**Your goal:**
Repeat exactly the lines running from the first line of the data to the line containing "neg_ticks = [-50, -150, -250, -350]", both ends included, and nothing else; drop the pictures.

--- begin Data section ---

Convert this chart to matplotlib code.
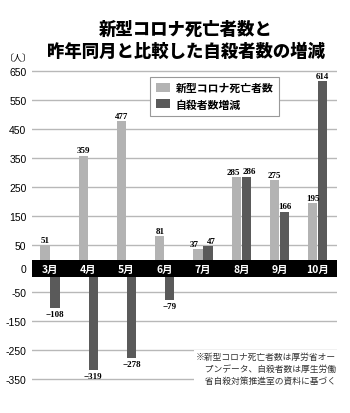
import matplotlib
matplotlib.use("Agg")
import matplotlib.pyplot as plt
from matplotlib.patches import Patch
import numpy as np

plt.rcParams['font.family'] = ['Noto Sans CJK JP', 'DejaVu Sans']

# data
months = ['3月', '4月', '5月', '6月', '7月', '8月', '9月', '10月']
covid_deaths = [51, 359, 477, 81, 37, 285, 275, 195]
suicide_diff = [-108, -319, -278, -79, 47, 286, 166, 614]
pos_ticks = [50, 150, 250, 350, 450, 550, 650]
neg_ticks = [-50, -150, -250, -350]

C_LIGHT = '#b3b3b3'
C_DARK = '#5a5a5a'
C_GRID = '#b8b8b8'
NUM_FONT = ['Liberation Sans Narrow', 'Liberation Sans', 'DejaVu Sans']
VAL_FONT = ['Liberation Serif', 'DejaVu Serif']

W, H = 350, 414
fig = plt.figure(figsize=(W / 100, H / 100), dpi=100)

def frac(x0, y0, x1, y1):
    # pixel box (top-left origin) -> figure fraction rect
    return [x0 / W, 1 - y1 / H, (x1 - x0) / W, (y1 - y0) / H]

ax_top = fig.add_axes(frac(32, 67.6, 337, 261))
ax_bot = fig.add_axes(frac(32, 278, 337, 391.4))
ax_band = fig.add_axes(frac(32, 261, 337, 278))

x = np.arange(len(months))
bw = 0.24
off = 0.13
xlim = (-0.47, len(months) - 0.5)

for ax, ylim, ticks in ((ax_top, (0, 665), pos_ticks), (ax_bot, (-390, 0), neg_ticks)):
    ax.bar(x - off, covid_deaths, bw, color=C_LIGHT, zorder=3)
    ax.bar(x + off, suicide_diff, bw, color=C_DARK, zorder=3)
    ax.set_xlim(*xlim)
    ax.set_ylim(*ylim)
    ax.set_yticks(ticks)
    ax.set_yticklabels([str(t) for t in ticks], family=NUM_FONT, fontsize=7.5)
    ax.tick_params(axis='y', length=0, pad=4)
    ax.set_xticks([])
    for s in ax.spines.values():
        s.set_visible(False)
    for t in ticks:
        ax.axhline(t, color=C_GRID, lw=1, zorder=1)

# value labels (pushed apart when both bars end at about the same height)
val_kw = dict(textcoords='offset points', ha='center', family=VAL_FONT,
              fontweight='bold', fontsize=6.5)
for i in range(len(months)):
    a, v = covid_deaths[i], suicide_diff[i]
    dx = 2.5 if (v > 0 and abs(a - v) < 30) else 0
    ax_top.annotate(str(a), (x[i] - off, a), xytext=(-dx, 1), va='bottom', **val_kw)
    if v > 0:
        ax_top.annotate(str(v), (x[i] + off, v), xytext=(dx, 1), va='bottom', **val_kw)
    else:
        ax_bot.annotate('\u2212' + str(-v), (x[i] + off, v), xytext=(0, -1.5),
                        va='top', **val_kw)

# black band at zero with month names
ax_band.set_facecolor('black')
ax_band.set_xlim(*xlim)
ax_band.set_ylim(0, 1)
ax_band.set_xticks([])
ax_band.set_yticks([0.5])
ax_band.set_yticklabels(['0'], family=NUM_FONT, fontsize=7.5)
ax_band.tick_params(axis='y', length=0, pad=4)
for s in ax_band.spines.values():
    s.set_visible(False)
for i, m in enumerate(months):
    ax_band.text(i, 0.5, m, color='white', ha='center', va='center',
                 fontsize=7.5, fontweight='bold')

# title and unit
fig.text(186 / W, 1 - 30 / H, '新型コロナ死亡者数と', ha='center', va='center',
         fontsize=12.5, fontweight='heavy')
fig.text(186 / W, 1 - 52 / H, '昨年同月と比較した自殺者数の増減', ha='center', va='center',
         fontsize=12.5, fontweight='heavy')
fig.text(5 / W, 1 - 59 / H, '〔人〕', ha='left', va='center', fontsize=6.5)

# legend
handles = [Patch(facecolor=C_LIGHT, edgecolor='none', label='新型コロナ死亡者数'),
           Patch(facecolor=C_DARK, edgecolor='none', label='自殺者数増減')]
leg = fig.legend(handles=handles, loc='upper left', bbox_to_anchor=(150 / W, 1 - 78 / H),
                 prop={'size': 7.8, 'weight': 'bold'}, frameon=True, fancybox=False,
                 edgecolor='#999999', framealpha=1, borderpad=0.55, handlelength=1.3,
                 handleheight=0.9, handletextpad=0.5, labelspacing=0.55, borderaxespad=0)
leg.get_frame().set_linewidth(0.8)

# source note
note = ('※新型コロナ死亡者数は厚労省オー\n'
        '\u3000プンデータ、自殺者数は厚生労働\n'
        '\u3000省自殺対策推進室の資料に基づく')
fig.text(196 / W, 1 - 353 / H, note, ha='left', va='top', fontsize=6.3,
         color='#333333', linespacing=1.45,
         bbox=dict(facecolor='white', edgecolor='none', pad=1.5), zorder=10)

fig.savefig('out.png', dpi=100)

--- end Data section ---

**Reply:**
Convert this chart to matplotlib code.
import matplotlib
matplotlib.use("Agg")
import matplotlib.pyplot as plt
from matplotlib.patches import Patch
import numpy as np

plt.rcParams['font.family'] = ['Noto Sans CJK JP', 'DejaVu Sans']

# data
months = ['3月', '4月', '5月', '6月', '7月', '8月', '9月', '10月']
covid_deaths = [51, 359, 477, 81, 37, 285, 275, 195]
suicide_diff = [-108, -319, -278, -79, 47, 286, 166, 614]
pos_ticks = [50, 150, 250, 350, 450, 550, 650]
neg_ticks = [-50, -150, -250, -350]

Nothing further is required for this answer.